#### Written instruction
Copy the first line of the entries below and every line after it through the line containing "Add, Downtown Townhouses". Do not include pictures.

## BEGIN Stored records

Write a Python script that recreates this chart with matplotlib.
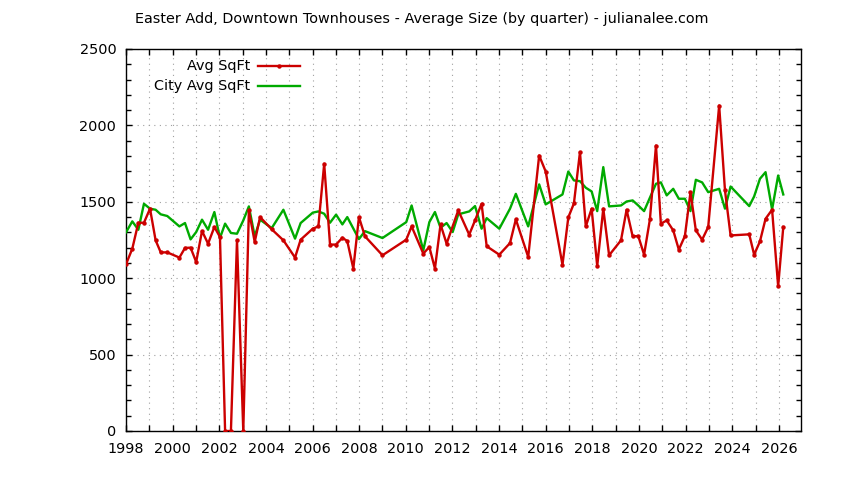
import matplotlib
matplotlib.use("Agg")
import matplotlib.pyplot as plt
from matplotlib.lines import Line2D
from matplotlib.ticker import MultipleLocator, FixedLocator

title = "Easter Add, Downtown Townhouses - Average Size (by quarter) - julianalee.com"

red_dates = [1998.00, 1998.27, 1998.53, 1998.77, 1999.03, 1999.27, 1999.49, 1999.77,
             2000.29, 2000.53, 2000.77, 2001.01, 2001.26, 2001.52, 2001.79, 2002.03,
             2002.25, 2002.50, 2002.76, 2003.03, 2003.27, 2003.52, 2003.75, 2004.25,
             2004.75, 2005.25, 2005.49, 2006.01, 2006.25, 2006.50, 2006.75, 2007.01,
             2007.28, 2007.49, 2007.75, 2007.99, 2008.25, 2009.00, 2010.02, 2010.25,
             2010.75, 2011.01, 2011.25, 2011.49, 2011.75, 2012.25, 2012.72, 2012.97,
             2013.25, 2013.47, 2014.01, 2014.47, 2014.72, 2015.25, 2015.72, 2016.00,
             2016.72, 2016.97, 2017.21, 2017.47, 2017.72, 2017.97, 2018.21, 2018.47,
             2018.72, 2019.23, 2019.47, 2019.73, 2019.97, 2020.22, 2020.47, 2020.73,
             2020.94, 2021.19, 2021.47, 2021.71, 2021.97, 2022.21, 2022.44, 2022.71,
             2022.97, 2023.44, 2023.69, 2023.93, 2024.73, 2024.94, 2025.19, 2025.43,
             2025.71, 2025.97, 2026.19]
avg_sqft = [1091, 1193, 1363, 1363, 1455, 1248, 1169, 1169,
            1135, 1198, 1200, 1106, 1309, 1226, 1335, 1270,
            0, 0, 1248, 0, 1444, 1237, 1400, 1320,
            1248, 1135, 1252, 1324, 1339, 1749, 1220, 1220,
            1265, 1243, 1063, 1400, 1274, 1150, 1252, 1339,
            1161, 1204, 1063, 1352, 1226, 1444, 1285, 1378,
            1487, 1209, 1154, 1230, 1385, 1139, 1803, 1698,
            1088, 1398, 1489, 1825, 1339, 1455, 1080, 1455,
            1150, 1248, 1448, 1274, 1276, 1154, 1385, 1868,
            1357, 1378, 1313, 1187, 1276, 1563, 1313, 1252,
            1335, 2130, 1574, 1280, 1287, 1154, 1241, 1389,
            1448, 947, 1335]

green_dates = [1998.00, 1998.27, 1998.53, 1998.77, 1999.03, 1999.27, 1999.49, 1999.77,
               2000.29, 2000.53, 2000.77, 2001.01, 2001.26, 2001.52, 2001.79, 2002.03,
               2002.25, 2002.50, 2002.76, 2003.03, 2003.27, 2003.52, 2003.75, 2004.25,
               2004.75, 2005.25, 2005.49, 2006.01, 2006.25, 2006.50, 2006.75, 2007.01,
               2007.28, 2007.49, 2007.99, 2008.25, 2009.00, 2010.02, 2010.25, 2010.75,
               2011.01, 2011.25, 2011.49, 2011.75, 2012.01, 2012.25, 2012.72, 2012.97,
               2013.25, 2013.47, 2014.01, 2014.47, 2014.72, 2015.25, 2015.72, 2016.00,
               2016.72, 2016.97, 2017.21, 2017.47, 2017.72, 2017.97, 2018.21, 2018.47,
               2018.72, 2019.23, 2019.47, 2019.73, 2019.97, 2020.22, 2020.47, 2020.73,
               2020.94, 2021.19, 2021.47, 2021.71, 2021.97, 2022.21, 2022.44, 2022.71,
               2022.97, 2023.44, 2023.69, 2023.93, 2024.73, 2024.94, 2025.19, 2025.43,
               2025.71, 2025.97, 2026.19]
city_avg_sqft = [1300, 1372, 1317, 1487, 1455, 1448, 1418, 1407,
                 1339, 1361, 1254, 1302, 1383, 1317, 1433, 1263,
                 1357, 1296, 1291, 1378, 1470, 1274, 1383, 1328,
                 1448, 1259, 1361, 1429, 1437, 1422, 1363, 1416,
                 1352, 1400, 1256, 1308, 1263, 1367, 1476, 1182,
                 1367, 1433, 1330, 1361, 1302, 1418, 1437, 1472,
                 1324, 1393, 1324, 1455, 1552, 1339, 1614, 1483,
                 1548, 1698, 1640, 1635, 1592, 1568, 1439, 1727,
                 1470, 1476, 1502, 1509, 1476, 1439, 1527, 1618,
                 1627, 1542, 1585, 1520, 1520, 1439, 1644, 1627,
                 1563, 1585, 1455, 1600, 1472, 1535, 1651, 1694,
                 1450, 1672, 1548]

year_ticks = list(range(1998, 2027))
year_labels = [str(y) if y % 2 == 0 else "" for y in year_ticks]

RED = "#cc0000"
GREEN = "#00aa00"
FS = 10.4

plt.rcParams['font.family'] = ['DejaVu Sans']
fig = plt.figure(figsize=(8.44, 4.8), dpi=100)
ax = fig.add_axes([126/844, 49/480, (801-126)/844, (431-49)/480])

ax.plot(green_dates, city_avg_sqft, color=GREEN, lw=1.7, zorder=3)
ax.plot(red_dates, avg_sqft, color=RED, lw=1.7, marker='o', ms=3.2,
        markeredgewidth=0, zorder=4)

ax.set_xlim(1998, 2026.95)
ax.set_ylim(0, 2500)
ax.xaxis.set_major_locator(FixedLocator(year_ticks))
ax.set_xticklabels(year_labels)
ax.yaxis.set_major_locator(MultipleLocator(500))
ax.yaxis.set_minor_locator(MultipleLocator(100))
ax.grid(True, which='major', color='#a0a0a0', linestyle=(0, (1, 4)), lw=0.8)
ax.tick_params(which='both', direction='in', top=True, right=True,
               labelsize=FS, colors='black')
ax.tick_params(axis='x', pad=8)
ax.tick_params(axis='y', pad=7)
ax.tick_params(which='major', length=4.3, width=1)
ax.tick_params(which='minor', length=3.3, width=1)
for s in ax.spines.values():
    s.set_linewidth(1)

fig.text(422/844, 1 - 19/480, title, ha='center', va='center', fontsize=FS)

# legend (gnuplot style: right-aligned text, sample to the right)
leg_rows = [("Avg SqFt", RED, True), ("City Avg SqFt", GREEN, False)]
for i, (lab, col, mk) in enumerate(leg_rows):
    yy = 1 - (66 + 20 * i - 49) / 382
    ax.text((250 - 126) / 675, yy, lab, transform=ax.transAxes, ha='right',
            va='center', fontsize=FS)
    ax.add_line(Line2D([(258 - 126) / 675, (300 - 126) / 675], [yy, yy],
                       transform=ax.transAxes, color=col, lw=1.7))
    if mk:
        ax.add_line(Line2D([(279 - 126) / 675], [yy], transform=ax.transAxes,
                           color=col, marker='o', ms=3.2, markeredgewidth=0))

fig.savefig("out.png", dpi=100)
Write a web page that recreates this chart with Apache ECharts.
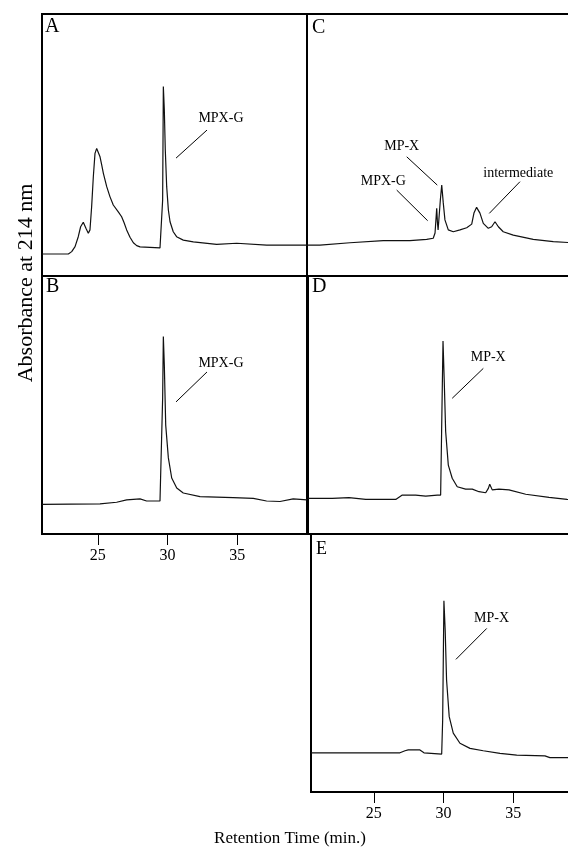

## END Stored records

#### Exercise solution
Write a Python script that recreates this chart with matplotlib.
import matplotlib
matplotlib.use("Agg")
import matplotlib.pyplot as plt
from matplotlib.lines import Line2D
from matplotlib.ticker import MultipleLocator, FixedLocator

title = "Easter Add, Downtown Townhouses - Average Size (by quarter) - julianalee.com"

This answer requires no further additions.